En la sesión del 24 de noviembre, el Pleno de la Suprema Corte resolvió la acción de inconstitucionalidad 130/2019 y su acumulada 136/2019, promovidas, respectivamente, por la Comisión Nacional de los Derechos Humanos y una minoría de integrantes del Senado de la República.
En la sentencia se invalidaron normas del Código Nacional de Procedimientos Penales y de la Ley de Seguridad Nacional que calificaban como amenazas a la seguridad nacional a los delitos de contrabando, defraudación fiscal, sus equiparables, así como los delitos relacionados con comprobantes fiscales. Al considerarlos como delitos que amenazan la seguridad nacional, ameritaban la prisión preventiva oficiosa.
Además, se invalidaron disposiciones de la Ley Federal de Delincuencia Organizada que consideraban como delincuencia organizada a esos delitos, cuando tres o más personas se organizaran con la finalidad de cometerlos.
Al excluir a esos tres delitos fiscales de ser considerados como amenazas a la seguridad nacional y delincuencia organizada, se desincorporó la posibilidad de que en ellos se aplique la medida cautelar de la prisión preventiva oficiosa.
La resolución no eliminó esos delitos del sistema jurídico mexicano ni los excluye de que en dichos delitos se dicte la prisión preventiva justificada. Se les excluye de la prisión preventiva oficiosa, que implica una medida cautelar que viola los derechos humanos de libertad personal y presunción de inocencia. La resolución no implica impunidad, como lo apunta el Ejecutivo Federal, porque esos delitos se pueden perseguir, investigar e, incluso, se puede dictar prisión preventiva cuando resulte justificada.
La resolución es una victoria parcial para los derechos humanos porque genera un precedente para combatir esa figura contraria a los derechos humanos. Fue un paliativo para un virus que subsiste arraigado en nuestra Constitución.

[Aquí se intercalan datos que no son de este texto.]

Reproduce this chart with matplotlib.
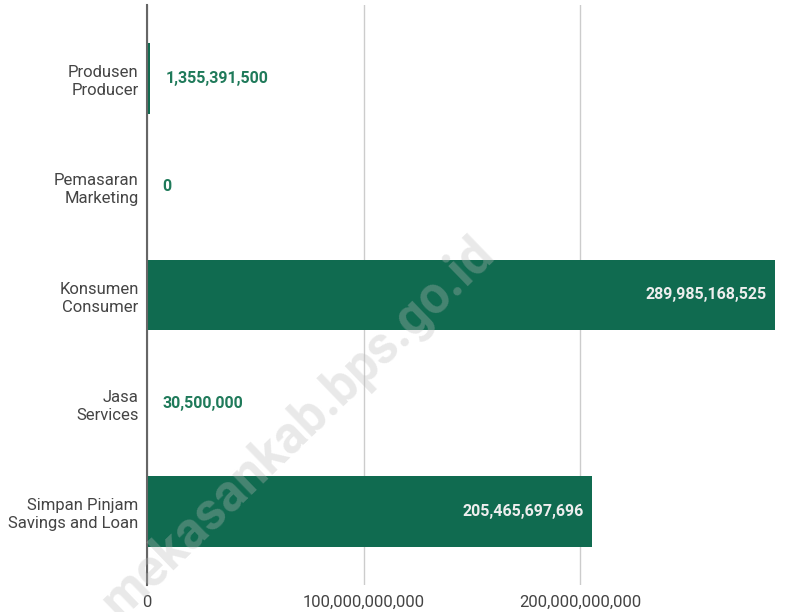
import matplotlib.pyplot as plt
from matplotlib.ticker import FuncFormatter

# ---------- data ----------
categories = ["Produsen\nProducer", "Pemasaran\nMarketing", "Konsumen\nConsumer",
              "Jasa\nServices", "Simpan Pinjam\nSavings and Loan"]
values = [1355391500, 0, 289985168525, 30500000, 205465697696]
x_ticks = [0, 100e9, 200e9]

# ---------- style ----------
bar_color = "#106b50"
label_green = "#1f7a5a"
text_gray = "#444444"
plt.rcParams["font.family"] = ["Roboto", "DejaVu Sans"]

fig = plt.figure(figsize=(7.93, 6.12), dpi=100)
ax = fig.add_axes([147 / 793, 27 / 612, (790 - 147) / 793, 580 / 612])

y = list(range(len(categories)))
ax.barh(y, values, height=0.65, color=bar_color, zorder=2)

ax.set_ylim(len(categories) - 1 + 0.68, -0.68)
ax.set_xlim(0, (790 - 147) / 216.5 * 1e11)
ax.set_yticks(y)
ax.set_yticklabels(categories, fontsize=12, color=text_gray, linespacing=1.25)
ax.set_xticks(x_ticks)
ax.xaxis.set_major_formatter(FuncFormatter(lambda v, p: f"{v:,.0f}"))
ax.tick_params(axis="x", labelsize=12, labelcolor=text_gray, length=0, pad=7)
ax.tick_params(axis="y", length=0, pad=6)
for lab in ax.get_yticklabels():
    lab.set_horizontalalignment("right")

ax.grid(axis="x", color="#cccccc", lw=1, zorder=0)
for s in ["top", "right", "bottom"]:
    ax.spines[s].set_visible(False)
ax.spines["left"].set_color("#666666")
ax.spines["left"].set_linewidth(1.5)
ax.spines["left"].set_zorder(3)

# value labels
xmax = ax.get_xlim()[1]
for yi, v in zip(y, values):
    if v > 0.3 * xmax:
        ax.annotate(f"{v:,}", (v, yi), xytext=(-6, 0), textcoords="offset points",
                    ha="right", va="center", color="#eeeeee", fontsize=11.5,
                    fontweight="bold", zorder=4)
    else:
        ax.annotate(f"{v:,}", (v, yi), xytext=(11, 0), textcoords="offset points",
                    ha="left", va="center", color=label_green, fontsize=11.5,
                    fontweight="bold", zorder=4)

# watermark (cut at bottom edge, as in the original)
fig.text(298 / 793, 1 - 428 / 612, "mekasankab.bps.go.id", rotation=44,
         ha="center", va="center", fontsize=37, fontweight="bold",
         color="#bbbbbb", alpha=0.32, zorder=10, rotation_mode="anchor")

fig.savefig("out.png", dpi=100)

La Suprema Corte no se consideró a la altura de remediar un vicio existente en nuestra Constitución. El proyecto discutido proponía la armonización del artículo 19, segundo párrafo, constitucional, con los derechos de libertad personal y presunción de inocencia consistente en entender a la prisión preventiva oficiosa como una medida cautelar no automática, por lo que el juez de control no podría dictarla sin justificación.
Esa alternativa implicaba una distinción entre prisión preventiva oficiosa y la prisión preventiva automática. En esos términos, el carácter oficioso de la medida cautelar significa que, sin necesidad de que sea solicitada por el Ministerio Público, el juez de control debe abrir el debate para determinar si se justifica su imposición. Esa oportunidad se perdió.
A mi juicio, la Suprema Corte sí podía inaplicar la porción constitucional de la prisión preventiva oficiosa o interpretarla en los términos que lo proponía el proyecto. Una solución en esos términos la adoptó la Suprema Corte en la resolución de la contradicción de tesis 6/2008, en donde armonizó el sentido del artículo 38, fracción II, de la Constitución General, con el principio de presunción de inocencia, para que la sanción de suspensión de los derechos político-electorales de los ciudadanos surta efectos hasta que exista sentencia condenatoria que imponga esa sanción, y no cuando se dicte el auto de formal prisión o de vinculación a proceso –como expresamente prevé el citado precepto–.
No se ha perdido por completo la oportunidad de eliminar de nuestro sistema jurídico a la prisión preventiva oficiosa. Una posibilidad es la reforma a la Constitución General, otra es una interpretación auténtica del legislador en donde se adopté la propuesta interpretativa del proyecto del ministro Luis María Aguilar, o esperar una nueva reflexión de los ministros que se opusieron a esa interpretación; una alternativa vergonzosa sería la condena que imponga la Corte Interamericana de Derechos Humanos al Estado Mexicano en el caso Daniel García y Reyes Alpízar, en donde es posible que obliguen al Estado a eliminar la prisión preventiva oficiosa, a pesar de estar prevista en la Constitución.